====== Records for this task ======

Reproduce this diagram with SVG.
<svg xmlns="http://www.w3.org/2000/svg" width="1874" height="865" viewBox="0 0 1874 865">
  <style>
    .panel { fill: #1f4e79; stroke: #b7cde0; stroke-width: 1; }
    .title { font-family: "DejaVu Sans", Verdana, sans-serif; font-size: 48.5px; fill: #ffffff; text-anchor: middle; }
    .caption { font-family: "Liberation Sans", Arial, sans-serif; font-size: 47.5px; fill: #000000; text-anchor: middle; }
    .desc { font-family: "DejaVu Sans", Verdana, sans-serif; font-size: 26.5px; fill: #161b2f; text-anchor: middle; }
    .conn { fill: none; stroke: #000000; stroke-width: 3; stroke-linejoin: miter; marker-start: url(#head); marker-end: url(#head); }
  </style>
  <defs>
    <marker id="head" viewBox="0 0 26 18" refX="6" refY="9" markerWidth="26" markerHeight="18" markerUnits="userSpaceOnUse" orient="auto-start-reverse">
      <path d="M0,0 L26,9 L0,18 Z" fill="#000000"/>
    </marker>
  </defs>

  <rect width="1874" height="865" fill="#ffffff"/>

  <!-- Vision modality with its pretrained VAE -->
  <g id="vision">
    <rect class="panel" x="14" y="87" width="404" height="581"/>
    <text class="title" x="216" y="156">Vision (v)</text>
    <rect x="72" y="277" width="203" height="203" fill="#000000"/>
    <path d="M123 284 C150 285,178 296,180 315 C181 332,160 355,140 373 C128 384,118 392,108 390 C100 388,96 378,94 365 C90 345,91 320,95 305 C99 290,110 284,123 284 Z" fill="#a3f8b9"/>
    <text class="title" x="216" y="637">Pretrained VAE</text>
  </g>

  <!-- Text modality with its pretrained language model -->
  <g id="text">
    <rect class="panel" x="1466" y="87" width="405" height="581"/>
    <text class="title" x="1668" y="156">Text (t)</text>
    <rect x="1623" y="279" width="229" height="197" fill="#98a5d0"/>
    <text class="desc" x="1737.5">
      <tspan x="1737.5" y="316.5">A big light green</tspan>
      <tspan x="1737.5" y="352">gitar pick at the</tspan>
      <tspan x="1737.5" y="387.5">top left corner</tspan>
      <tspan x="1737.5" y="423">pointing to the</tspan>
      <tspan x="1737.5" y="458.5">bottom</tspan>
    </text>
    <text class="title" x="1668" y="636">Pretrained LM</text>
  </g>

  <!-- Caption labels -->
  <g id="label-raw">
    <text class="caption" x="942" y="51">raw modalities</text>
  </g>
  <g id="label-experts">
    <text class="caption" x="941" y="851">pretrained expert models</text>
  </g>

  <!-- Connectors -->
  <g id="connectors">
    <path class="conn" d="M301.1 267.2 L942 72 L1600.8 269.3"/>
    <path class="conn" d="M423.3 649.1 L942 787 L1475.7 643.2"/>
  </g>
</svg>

======
====== Records for this task ======

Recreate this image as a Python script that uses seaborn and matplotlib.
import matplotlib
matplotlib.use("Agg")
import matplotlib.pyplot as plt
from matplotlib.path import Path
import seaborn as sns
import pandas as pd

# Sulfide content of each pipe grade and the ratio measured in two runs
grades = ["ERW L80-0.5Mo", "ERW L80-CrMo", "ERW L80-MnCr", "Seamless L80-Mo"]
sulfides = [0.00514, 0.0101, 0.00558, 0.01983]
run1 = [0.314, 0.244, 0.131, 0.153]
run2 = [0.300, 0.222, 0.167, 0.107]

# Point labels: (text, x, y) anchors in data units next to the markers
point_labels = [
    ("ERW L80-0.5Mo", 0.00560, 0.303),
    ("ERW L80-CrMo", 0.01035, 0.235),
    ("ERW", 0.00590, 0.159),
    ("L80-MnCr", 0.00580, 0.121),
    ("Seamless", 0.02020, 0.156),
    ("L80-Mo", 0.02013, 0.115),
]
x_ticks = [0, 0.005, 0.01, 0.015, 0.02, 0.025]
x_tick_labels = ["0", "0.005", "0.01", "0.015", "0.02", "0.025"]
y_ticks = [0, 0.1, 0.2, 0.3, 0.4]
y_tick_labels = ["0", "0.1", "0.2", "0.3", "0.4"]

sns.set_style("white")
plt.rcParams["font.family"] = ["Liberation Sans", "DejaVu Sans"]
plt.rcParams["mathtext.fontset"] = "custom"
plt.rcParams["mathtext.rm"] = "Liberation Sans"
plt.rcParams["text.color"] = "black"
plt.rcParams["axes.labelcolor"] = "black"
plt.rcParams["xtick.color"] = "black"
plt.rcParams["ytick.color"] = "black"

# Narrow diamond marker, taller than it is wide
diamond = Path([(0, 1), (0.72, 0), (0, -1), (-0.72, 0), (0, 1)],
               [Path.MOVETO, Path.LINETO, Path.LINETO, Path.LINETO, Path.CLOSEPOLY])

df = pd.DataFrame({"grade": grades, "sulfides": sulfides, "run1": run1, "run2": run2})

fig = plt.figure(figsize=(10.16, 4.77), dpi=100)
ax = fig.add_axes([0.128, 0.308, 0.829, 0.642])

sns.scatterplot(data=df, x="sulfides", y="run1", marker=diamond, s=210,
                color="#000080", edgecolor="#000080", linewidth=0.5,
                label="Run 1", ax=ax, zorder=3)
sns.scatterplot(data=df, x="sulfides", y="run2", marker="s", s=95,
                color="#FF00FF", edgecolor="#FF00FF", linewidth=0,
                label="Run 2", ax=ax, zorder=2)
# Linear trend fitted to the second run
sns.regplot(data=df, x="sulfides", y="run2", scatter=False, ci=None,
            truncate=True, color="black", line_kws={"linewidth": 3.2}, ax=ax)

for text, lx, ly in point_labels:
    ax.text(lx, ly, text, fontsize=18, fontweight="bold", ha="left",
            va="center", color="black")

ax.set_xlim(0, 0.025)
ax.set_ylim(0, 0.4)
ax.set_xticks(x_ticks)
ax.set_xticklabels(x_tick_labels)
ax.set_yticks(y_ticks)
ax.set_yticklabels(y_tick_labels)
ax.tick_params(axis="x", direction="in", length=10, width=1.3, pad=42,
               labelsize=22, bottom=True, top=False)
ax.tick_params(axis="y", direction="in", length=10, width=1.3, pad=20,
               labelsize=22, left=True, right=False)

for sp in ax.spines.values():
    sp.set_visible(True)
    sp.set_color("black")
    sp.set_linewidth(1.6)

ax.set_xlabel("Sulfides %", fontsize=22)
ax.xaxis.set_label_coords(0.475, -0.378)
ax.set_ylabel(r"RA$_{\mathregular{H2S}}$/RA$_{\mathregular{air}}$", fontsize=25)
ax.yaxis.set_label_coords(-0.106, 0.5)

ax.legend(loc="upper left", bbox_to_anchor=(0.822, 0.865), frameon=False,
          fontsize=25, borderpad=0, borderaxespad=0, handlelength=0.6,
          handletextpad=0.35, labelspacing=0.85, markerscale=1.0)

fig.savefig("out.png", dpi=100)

======
====== Records for this task ======

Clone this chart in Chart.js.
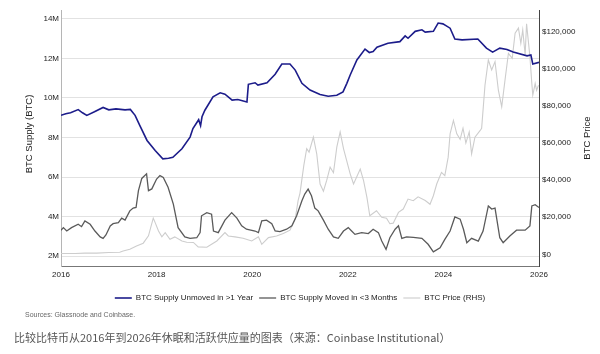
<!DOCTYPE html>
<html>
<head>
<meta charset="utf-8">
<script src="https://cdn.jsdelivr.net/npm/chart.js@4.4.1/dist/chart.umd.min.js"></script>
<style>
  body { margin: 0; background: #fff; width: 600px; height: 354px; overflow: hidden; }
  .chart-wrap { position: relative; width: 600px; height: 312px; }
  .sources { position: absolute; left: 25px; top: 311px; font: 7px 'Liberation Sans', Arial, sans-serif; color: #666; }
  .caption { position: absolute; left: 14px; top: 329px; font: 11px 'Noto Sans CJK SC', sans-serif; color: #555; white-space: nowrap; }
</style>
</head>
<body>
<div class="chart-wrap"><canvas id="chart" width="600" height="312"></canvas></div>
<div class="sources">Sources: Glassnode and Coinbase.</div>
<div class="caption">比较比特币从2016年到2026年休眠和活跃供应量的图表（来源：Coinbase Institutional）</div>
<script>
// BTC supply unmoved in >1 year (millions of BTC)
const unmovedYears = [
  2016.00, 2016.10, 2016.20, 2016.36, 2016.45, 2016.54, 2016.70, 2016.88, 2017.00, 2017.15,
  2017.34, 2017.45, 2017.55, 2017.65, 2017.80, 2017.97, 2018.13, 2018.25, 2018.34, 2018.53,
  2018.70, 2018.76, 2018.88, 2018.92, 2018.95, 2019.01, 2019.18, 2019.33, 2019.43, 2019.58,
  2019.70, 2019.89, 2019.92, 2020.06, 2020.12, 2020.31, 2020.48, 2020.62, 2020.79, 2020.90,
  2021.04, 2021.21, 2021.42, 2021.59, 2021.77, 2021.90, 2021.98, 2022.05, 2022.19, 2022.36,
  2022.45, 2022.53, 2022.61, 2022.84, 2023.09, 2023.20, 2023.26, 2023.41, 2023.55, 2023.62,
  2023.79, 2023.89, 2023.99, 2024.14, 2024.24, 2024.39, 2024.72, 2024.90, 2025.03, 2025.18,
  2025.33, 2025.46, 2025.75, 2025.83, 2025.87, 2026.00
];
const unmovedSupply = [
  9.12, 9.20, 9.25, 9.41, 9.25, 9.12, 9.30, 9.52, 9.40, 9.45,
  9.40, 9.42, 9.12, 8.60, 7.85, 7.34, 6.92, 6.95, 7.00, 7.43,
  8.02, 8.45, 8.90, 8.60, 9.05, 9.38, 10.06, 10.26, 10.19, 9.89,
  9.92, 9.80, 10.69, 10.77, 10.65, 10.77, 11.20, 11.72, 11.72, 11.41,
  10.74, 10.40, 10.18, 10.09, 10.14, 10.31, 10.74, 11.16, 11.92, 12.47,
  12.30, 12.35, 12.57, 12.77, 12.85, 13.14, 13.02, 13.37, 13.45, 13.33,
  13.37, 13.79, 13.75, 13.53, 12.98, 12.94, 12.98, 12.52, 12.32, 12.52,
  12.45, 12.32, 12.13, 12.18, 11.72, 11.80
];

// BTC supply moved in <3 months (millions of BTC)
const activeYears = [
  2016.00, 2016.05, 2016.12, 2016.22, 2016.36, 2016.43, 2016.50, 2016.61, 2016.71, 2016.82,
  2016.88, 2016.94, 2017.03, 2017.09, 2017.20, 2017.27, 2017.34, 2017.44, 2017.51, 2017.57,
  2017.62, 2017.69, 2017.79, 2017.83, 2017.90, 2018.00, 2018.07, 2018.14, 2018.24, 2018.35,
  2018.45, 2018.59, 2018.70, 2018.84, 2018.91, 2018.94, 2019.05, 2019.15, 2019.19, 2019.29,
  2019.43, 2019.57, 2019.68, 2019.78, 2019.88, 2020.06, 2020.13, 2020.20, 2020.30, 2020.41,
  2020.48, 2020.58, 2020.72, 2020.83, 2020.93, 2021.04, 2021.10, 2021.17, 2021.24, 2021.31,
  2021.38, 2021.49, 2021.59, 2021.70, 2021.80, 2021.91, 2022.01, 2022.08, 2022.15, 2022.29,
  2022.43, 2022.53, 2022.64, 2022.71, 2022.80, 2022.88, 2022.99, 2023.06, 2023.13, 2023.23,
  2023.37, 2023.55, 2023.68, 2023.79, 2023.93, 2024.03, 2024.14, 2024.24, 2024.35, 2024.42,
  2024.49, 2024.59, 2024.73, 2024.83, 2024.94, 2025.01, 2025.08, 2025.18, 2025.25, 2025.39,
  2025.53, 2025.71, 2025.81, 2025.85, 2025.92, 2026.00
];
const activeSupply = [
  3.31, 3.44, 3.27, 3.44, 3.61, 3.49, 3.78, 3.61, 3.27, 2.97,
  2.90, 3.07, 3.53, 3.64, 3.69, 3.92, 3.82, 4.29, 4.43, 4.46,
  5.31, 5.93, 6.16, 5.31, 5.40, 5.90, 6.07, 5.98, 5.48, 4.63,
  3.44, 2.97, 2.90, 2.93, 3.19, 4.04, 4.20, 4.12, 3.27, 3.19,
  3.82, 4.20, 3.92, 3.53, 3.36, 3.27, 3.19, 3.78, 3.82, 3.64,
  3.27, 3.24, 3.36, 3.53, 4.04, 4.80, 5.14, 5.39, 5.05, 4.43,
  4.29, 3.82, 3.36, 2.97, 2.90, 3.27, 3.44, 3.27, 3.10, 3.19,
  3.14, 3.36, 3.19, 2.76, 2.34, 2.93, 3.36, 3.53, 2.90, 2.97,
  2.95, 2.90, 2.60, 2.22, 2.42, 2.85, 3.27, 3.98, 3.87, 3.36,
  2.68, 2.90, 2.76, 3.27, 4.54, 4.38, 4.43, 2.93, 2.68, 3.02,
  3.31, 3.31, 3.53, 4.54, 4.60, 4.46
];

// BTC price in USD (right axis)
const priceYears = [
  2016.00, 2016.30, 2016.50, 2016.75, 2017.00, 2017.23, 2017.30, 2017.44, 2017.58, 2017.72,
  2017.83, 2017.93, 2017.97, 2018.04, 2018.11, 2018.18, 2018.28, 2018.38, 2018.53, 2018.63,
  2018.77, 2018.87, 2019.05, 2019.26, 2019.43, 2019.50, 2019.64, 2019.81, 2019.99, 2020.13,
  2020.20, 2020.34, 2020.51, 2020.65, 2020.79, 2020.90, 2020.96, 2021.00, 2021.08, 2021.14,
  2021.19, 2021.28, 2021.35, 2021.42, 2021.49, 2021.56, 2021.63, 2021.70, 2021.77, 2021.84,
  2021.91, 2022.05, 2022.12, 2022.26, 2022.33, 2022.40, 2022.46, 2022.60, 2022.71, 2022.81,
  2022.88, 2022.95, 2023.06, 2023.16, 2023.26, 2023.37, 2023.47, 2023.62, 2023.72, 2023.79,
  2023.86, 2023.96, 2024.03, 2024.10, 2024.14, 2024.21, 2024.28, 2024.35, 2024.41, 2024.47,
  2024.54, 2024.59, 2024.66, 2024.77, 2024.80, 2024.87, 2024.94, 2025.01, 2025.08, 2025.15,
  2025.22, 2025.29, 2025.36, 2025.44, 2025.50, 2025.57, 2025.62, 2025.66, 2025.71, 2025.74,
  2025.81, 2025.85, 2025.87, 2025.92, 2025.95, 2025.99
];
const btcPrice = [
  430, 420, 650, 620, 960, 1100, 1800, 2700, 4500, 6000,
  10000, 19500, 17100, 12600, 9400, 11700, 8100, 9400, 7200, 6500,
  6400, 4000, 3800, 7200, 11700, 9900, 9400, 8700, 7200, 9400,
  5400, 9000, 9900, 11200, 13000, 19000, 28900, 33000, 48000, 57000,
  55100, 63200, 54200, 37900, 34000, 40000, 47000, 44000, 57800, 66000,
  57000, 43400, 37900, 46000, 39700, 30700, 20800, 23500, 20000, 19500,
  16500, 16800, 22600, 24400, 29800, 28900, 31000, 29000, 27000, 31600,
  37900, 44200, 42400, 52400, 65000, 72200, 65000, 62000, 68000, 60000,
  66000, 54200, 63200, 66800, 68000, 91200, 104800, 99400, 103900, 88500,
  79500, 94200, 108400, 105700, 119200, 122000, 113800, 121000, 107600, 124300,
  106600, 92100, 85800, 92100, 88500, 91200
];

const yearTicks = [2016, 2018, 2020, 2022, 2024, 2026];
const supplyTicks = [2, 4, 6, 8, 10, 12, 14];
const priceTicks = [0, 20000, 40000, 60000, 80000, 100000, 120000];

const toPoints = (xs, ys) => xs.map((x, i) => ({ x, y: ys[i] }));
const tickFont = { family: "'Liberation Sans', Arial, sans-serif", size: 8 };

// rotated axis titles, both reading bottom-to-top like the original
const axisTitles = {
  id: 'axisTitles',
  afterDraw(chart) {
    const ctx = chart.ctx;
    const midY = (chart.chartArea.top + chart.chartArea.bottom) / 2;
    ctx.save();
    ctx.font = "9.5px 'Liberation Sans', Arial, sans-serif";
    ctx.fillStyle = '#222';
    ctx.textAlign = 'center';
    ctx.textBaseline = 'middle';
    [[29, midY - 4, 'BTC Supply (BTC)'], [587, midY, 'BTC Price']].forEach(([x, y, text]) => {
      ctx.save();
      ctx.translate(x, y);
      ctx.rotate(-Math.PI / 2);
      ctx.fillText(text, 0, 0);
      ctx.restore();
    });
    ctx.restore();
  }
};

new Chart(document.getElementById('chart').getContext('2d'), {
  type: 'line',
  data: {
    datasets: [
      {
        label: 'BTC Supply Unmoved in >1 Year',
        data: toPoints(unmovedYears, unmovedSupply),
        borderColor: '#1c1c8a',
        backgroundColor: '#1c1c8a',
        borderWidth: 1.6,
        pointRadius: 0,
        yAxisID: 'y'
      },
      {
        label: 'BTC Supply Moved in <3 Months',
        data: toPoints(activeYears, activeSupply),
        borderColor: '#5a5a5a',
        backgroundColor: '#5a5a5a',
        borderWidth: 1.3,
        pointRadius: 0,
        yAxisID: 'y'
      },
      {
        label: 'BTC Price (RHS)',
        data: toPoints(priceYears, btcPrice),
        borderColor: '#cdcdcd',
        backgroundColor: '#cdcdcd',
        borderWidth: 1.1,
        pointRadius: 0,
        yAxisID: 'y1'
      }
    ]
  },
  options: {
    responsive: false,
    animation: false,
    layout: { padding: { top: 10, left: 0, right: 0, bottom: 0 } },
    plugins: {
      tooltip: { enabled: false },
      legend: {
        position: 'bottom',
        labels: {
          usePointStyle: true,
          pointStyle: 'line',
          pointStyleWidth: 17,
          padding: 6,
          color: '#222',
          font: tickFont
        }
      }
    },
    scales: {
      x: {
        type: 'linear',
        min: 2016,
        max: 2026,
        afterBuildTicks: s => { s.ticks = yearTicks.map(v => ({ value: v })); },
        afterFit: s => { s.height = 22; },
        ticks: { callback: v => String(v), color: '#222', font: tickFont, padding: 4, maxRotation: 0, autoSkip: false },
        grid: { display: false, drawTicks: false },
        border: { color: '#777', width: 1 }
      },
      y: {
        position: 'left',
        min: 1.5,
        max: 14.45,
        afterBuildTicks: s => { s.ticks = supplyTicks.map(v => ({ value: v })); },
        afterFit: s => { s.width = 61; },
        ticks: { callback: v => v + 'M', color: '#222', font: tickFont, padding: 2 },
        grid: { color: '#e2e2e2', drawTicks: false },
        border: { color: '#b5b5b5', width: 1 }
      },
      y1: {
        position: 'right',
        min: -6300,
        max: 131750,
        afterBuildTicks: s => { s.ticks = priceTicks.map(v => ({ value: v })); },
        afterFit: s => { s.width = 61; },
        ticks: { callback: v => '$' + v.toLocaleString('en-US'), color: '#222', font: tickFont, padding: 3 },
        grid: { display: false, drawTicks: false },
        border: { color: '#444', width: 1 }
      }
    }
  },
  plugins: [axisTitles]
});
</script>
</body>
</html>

======

- _Exercise brief_: Solely the line containing "Recreate this image", the line containing "run2 = [0.300, 0.222, 0.167, 0.107]", and the lines between them are to be given again, exactly as written.

- _Exercise result_:
Recreate this image as a Python script that uses seaborn and matplotlib.
import matplotlib
matplotlib.use("Agg")
import matplotlib.pyplot as plt
from matplotlib.path import Path
import seaborn as sns
import pandas as pd

# Sulfide content of each pipe grade and the ratio measured in two runs
grades = ["ERW L80-0.5Mo", "ERW L80-CrMo", "ERW L80-MnCr", "Seamless L80-Mo"]
sulfides = [0.00514, 0.0101, 0.00558, 0.01983]
run1 = [0.314, 0.244, 0.131, 0.153]
run2 = [0.300, 0.222, 0.167, 0.107]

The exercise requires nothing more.